Ha muerto el mimo

A veces pienso si a nuestros líderes les preocupa la participación de los ciudadanos en la política, o la propia legalidad, cuando nos piden que desobedezcamos al Estado. Empiezo a entender la comprensión de algunos con los violentos; al fin y al cabo, son éstos los primeros en desobedecer rotundamente al Estado. Deberíamos admirar a los mimos, por su sinceridad.

Fue por los ochenta cuando una frase de Marcel Marceau, sorprendiéndose de la belleza de nuestro entonces desastrado teatro Arriaga, nos hizo caer en la cuenta de que teníamos algo bello en aquel triste y gris Bilbao sumido en la traumática reconversión industrial, y que debíamos desperezarnos de nuestro fatalismo para que nuestra joya recién redescubierta no desapareciera. No insistió mucho aquel artista mudo del silencio, pero la exclamación de «qué bello es este teatro», cuando lo suyo hubiera sido decirlo por señas, nos obligó al compromiso. Tras las inundaciones de 1983, el Ayuntamiento recuperó la gestión del edificio y hoy tenemos este más que presentable teatro de nuestra Villa. Pudo más una sincera y dulce exclamación que dos mil ceños fruncidos, y esa es una de las deudas que le debemos a Marceau todavía después de su desaparición.

El lehendakari no sabe ir por la vida sin el ceño fruncido; la cara se le ha quedado así para siempre. A mucha gente de fuera de aquí y que ya no nos entiende -a los españoles hoy se suman los franceses- les parece que todos los vascos vamos con el ceño fruncido y con tono de voz hosco, quejándonos de que no nos dejan decidir nuestro futuro. Así se va a inaugurar el nuevo curso político. Lejos de la dulzura del recién fallecido genio del mimo, uno lo hace avisando sobre autodeterminaciones para pronto, el otro le pone fecha a la consulta en 2008 y la tercera en liza -quién da más, doña Begoña- pide para hoy la desobediencia al Estado, lo que indigna a nuestro delegado del Gobierno, señor Luesma. A lo que estamos asistiendo es al cuento de la buena pipa, que se repite y se repite, dura y dura, y no sirve para nada, cosa de la que no se han enterado. Porque las cosas dichas una sola vez y con dulzura son las que valen.

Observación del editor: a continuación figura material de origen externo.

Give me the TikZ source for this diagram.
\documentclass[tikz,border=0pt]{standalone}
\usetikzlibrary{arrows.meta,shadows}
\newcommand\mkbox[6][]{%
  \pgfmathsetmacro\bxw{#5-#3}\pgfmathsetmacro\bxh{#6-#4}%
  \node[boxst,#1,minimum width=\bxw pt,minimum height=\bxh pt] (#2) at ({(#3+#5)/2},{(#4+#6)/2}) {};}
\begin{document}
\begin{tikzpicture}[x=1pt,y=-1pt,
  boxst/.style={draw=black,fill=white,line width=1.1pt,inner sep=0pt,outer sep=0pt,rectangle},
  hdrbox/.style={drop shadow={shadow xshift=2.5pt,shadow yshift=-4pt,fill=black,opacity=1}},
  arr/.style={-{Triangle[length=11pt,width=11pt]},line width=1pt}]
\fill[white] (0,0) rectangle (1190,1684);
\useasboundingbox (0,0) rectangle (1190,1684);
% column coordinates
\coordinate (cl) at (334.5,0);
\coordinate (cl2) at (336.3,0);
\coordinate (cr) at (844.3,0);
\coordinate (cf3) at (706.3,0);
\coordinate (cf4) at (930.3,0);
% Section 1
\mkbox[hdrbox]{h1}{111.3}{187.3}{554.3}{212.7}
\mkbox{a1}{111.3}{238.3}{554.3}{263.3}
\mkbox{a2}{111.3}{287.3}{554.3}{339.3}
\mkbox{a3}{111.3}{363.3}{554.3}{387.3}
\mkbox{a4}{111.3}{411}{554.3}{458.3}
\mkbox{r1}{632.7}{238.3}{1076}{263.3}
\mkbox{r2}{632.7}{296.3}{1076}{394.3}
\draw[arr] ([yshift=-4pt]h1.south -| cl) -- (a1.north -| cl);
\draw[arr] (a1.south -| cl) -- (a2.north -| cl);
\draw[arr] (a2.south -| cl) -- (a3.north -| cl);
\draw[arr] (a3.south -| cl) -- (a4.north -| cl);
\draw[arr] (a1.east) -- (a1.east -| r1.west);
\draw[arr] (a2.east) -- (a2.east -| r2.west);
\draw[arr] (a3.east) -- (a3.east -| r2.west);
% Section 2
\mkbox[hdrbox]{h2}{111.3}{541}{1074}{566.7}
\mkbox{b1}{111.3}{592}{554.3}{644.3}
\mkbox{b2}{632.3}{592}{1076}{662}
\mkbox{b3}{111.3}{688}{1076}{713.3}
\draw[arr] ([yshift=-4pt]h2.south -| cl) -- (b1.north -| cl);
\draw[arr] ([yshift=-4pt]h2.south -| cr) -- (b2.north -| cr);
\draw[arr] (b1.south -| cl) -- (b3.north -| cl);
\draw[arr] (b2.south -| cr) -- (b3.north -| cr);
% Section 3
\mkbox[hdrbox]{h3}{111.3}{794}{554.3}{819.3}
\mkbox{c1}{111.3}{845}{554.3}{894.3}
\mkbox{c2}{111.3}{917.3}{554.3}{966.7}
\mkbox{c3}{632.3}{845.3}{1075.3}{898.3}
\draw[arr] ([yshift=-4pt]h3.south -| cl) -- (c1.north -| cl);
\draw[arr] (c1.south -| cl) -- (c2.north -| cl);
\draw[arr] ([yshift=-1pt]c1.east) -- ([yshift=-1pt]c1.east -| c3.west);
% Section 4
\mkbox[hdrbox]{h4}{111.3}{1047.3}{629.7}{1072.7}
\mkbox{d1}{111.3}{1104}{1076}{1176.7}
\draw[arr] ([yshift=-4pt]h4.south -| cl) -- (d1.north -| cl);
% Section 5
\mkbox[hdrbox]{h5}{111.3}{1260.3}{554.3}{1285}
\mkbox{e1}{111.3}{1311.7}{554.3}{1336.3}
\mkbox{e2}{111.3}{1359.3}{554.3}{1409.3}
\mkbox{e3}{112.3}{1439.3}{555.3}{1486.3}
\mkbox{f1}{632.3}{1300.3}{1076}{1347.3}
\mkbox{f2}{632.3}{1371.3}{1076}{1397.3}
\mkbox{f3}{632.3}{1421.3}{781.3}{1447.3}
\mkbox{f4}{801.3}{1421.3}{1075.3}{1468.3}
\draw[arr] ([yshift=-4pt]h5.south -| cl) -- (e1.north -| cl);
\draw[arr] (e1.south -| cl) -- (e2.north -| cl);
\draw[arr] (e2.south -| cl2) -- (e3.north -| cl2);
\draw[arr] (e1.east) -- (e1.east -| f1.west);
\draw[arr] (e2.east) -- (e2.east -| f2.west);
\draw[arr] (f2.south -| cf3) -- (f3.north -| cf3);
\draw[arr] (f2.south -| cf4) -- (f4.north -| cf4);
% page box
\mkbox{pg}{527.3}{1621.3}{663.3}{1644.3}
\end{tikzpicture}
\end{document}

Creo que ha muerto la época de la tranquilidad, hace tiempo que pasó. Nuestros líderes piensan que son las emociones fuertes, los discursos con soluciones traumáticas, lo que nos mueve a ir a votar, cuando a lo que nos lleva es a una cierta desesperanza previa al absentismo. Claro que esto no les preocupa, siempre y cuando no sean los suyos los que se abstengan. A veces pienso si a estas alturas de la película les preocupa en algo la participación en la política de los ciudadanos y si les preocupa en algo la misma legalidad cuando nos piden que desobedezcamos al Estado. Por ahí empiezo a entender la comprensión que algunos tienen con los violentos; al fin y al cabo, son éstos los primeros en desobedecer clara y rotundamente al Estado.

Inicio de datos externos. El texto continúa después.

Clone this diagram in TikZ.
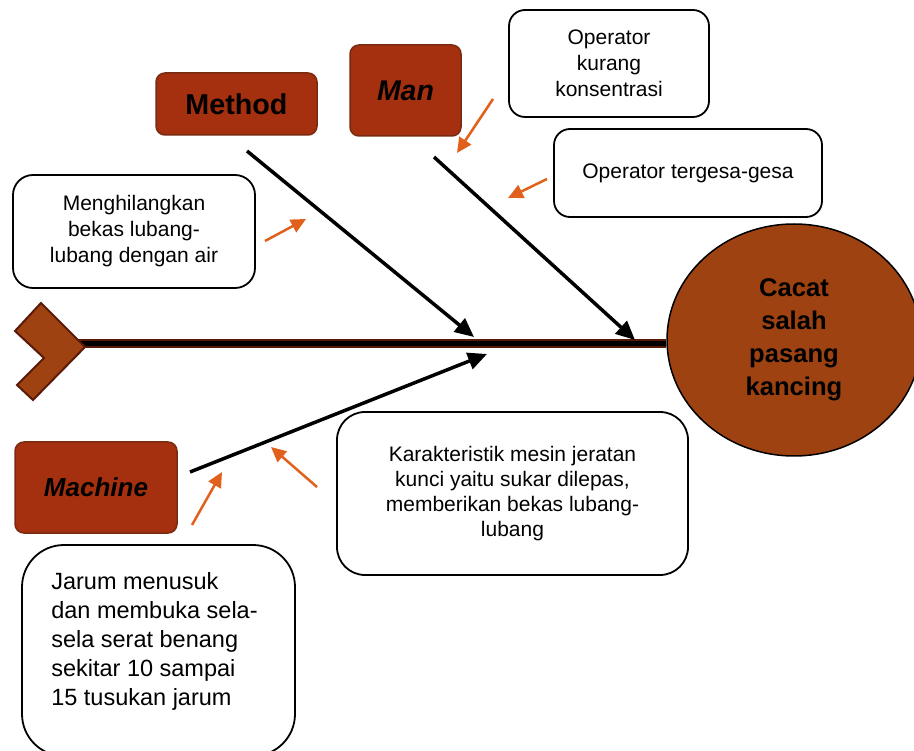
\documentclass[tikz,border=0pt]{standalone}
\usepackage{fontspec}
\setmainfont{Liberation Sans}
\usetikzlibrary{arrows.meta, positioning, shapes.geometric}

\definecolor{boxbrown}{HTML}{A5300F}
\definecolor{boxedge}{HTML}{7A2A10}
\definecolor{headbrown}{HTML}{9E4212}
\definecolor{headedge}{HTML}{5A1A08}
\definecolor{hintorange}{HTML}{E0601C}

\tikzset{
    category/.style={draw=boxedge, fill=boxbrown, line width=1.5pt, rounded corners=9pt,
        inner sep=0pt, font=\fontsize{28.7}{32}\selectfont\bfseries},
    note/.style={draw=black, fill=white, line width=1.8pt, rounded corners=18pt,
        inner sep=0pt, align=center, font=\fontsize{21}{26}\selectfont},
    bone/.style={line width=3.5pt, -{Triangle[length=19pt, width=17pt]}},
    hint/.style={draw=hintorange, line width=2.5pt, -{Triangle[length=15pt, width=14pt]}},
}

\begin{document}
\begin{tikzpicture}[x=1pt, y=-1pt]
    \useasboundingbox (0,0) rectangle (914,751);

    % Head of the fish
    \node[ellipse, draw=black, fill=headbrown, line width=1.5pt, minimum width=254pt,
        minimum height=232pt, inner sep=0pt, align=center,
        font=\fontsize{25.6}{33}\selectfont\bfseries] (effect) at (794,340)
        {Cacat\\salah\\pasang\\kancing};

    % Spine and tail
    \coordinate (spineStart) at (70,343.5);
    \draw[headedge, line width=9pt] (spineStart) -- (effect.west |- spineStart);
    \draw[black, line width=5pt] (spineStart) -- (effect.west |- spineStart);
    \filldraw[fill=headbrown, draw=headedge, line width=2pt, line join=miter]
        (41,303) -- (85,347) -- (33,400) -- (17,385) -- (44,358) -- (15,331) -- cycle;

    % Categories
    \node[category, minimum width=161pt, minimum height=62pt] (method) at (236.5,104) {Method};
    \node[category, minimum width=111pt, minimum height=91pt,
        font=\fontsize{28.5}{32}\selectfont\bfseries\itshape] (man) at (405.5,90.5) {Man};
    \node[category, minimum width=162pt, minimum height=91pt,
        font=\fontsize{26}{30}\selectfont\bfseries\itshape] (machine) at (96,487.5) {Machine};

    % Bones
    \coordinate (methodTail) at (247,151);
    \coordinate (methodTip) at (474,337);
    \coordinate (manTail) at (434,157);
    \coordinate (manTip) at (635,340);
    \coordinate (machineTail) at (190,472);
    \coordinate (machineTip) at (487,354);
    \draw[bone] (methodTail) -- (methodTip);
    \draw[bone] (manTail) -- (manTip);
    \draw[bone] (machineTail) -- (machineTip);

    % Causes
    \node[note, minimum width=200pt, minimum height=107pt, rounded corners=16pt] (opKurang)
        at (609,63.5) {Operator\\kurang\\konsentrasi};
    \node[note, minimum width=268pt, minimum height=88pt, rounded corners=16pt] (opTergesa)
        at (688,173) {Operator tergesa-gesa};
    \node[note, minimum width=242pt, minimum height=113pt, rounded corners=20pt] (hilang)
        at (134,231.5) {Menghilangkan\\bekas lubang-\\lubang dengan air};
    \node[note, minimum width=351pt, minimum height=163pt, rounded corners=28pt,
        font=\fontsize{21}{25}\selectfont] (karakter) at (512.5,493.5)
        {Karakteristik mesin jeratan\\kunci yaitu sukar dilepas,\\memberikan bekas lubang-\\lubang};
    \node[note, minimum width=273pt, minimum height=211pt, rounded corners=42pt] (jarum)
        at (158.5,650.5) {};
    \node[anchor=west, align=left, inner sep=0pt, font=\fontsize{23.5}{29}\selectfont]
        (jarumText) at ([xshift=30pt, yshift=9.5pt]jarum.west)
        {Jarum menusuk\\dan membuka sela-\\sela serat benang\\sekitar 10 sampai\\15 tusukan jarum};

    % Pointers to the bones
    \coordinate (kurangFrom) at (493,99);
    \coordinate (kurangTo) at (457,153);
    \coordinate (tergesaFrom) at (547,179);
    \coordinate (tergesaTo) at (508,198);
    \coordinate (hilangFrom) at (265,241);
    \coordinate (hilangTo) at (306,219);
    \coordinate (jarumFrom) at (192,525);
    \coordinate (jarumTo) at (222,472);
    \coordinate (karakterFrom) at (317,487);
    \coordinate (karakterTo) at (271,447);
    \draw[hint] (kurangFrom) -- (kurangTo);
    \draw[hint] (tergesaFrom) -- (tergesaTo);
    \draw[hint] (hilangFrom) -- (hilangTo);
    \draw[hint] (jarumFrom) -- (jarumTo);
    \draw[hint] (karakterFrom) -- (karakterTo);
\end{tikzpicture}
\end{document}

Deberíamos empezar a admirar a los mimos. Una vez, estando con un amigo tranquilamente en una plaza de Madrid, donde los rostros no son tan hoscos y uno puede darse el gusto de sentarse en una terraza de café, asistimos a la representación de un pésimo mimo. Viendo que no suscitaba ninguna admiración entre el público, forzó el formato de su pantomima ejecutando algún ejercicio malabar, malo también de solemnidad. Ninguno de los presentes quiso echarle una moneda en la gorra, pero cuando se marchaba hizo lo único verdadero y espontáneo de su exhibición: junto a un gruñido con el que que mentó a las madres de su paciente auditorio, realizó un enérgico corte de mangas, y esto, por su espontaneidad y buena ejecución, levantó más de un aplauso. Quizás si hubiera tenido la osadía de volver a pasar la boina alguien le habría recompensado aquel ejercicio que sólo mostraba, con toda la sinceridad de que era capaz, su frustración.

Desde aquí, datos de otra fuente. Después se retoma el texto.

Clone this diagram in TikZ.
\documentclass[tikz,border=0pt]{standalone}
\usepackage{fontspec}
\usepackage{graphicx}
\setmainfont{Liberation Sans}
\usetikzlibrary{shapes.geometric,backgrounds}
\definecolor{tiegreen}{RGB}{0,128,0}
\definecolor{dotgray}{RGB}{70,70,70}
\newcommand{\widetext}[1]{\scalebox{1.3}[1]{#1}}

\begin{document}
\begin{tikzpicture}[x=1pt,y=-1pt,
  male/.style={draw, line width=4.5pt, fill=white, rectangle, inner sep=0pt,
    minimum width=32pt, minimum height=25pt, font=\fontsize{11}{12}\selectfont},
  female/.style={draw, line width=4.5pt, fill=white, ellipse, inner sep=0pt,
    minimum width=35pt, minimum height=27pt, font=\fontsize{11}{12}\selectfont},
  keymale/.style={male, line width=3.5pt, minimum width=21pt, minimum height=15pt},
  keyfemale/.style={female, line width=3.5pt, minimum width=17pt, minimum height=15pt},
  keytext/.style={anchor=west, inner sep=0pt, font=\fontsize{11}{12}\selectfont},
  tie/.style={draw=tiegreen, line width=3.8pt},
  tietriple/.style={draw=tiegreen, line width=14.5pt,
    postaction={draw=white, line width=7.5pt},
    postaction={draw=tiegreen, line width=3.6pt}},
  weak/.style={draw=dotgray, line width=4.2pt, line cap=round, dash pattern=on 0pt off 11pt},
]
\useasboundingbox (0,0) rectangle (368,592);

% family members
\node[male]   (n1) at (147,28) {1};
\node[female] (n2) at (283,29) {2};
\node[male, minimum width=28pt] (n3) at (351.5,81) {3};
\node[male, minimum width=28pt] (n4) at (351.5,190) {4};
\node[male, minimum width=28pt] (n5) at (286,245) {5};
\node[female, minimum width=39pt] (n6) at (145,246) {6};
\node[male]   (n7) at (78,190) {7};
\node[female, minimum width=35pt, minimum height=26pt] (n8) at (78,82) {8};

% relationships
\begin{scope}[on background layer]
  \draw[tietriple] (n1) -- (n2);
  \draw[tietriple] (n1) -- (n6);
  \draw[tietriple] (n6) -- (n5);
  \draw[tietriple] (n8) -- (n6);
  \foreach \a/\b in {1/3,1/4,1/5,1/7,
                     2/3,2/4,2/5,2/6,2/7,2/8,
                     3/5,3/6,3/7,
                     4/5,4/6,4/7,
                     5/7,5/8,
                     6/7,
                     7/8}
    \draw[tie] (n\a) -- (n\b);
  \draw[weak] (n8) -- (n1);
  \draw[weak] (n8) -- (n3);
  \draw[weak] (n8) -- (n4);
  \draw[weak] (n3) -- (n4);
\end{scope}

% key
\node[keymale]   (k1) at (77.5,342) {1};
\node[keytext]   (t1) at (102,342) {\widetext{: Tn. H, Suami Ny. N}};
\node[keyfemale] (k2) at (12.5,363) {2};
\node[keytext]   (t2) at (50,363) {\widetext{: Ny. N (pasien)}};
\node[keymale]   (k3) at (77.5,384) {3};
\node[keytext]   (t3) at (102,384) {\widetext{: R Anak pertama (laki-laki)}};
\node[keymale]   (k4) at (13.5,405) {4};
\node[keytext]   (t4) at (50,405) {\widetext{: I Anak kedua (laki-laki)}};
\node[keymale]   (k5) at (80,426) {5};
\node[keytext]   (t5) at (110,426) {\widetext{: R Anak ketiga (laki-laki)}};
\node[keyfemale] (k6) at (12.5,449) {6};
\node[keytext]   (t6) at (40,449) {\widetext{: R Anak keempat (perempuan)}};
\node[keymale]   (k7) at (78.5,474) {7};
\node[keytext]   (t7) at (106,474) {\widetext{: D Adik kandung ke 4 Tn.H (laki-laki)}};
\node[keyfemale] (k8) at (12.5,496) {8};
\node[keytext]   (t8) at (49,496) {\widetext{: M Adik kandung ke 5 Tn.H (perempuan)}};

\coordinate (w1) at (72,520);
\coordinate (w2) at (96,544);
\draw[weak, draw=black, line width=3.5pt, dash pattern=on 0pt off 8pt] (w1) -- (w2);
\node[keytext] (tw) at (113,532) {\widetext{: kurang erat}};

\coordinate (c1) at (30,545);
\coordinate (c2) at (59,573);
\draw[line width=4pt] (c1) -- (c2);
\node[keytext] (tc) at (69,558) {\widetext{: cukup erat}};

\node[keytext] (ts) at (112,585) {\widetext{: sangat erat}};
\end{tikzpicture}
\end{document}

A nuestros políticos habría que pedirles también más sinceridad al plantear qué es lo que de verdad pretenden con el puñetero derecho a decidir. Y también, que fueran más coherentes cuando plantean lo de la desobediencia civil. Porque si se admite la legitimidad de ésta vía, ¿porqué utilizarla sólo «contra el Estado»? Mucho me temo, sin embargo, que el mismo partido que nos anima ahora sería el que nos embargaría la cuenta de la caja de ahorros si no pagásemos los impuestos municipales en un ayuntamiento gestionado por los suyos. Así que, más seriedad, más sinceridad y, sobre todo, más dulzura. Aunque sólo sea en recuerdo de Marcel Marceau.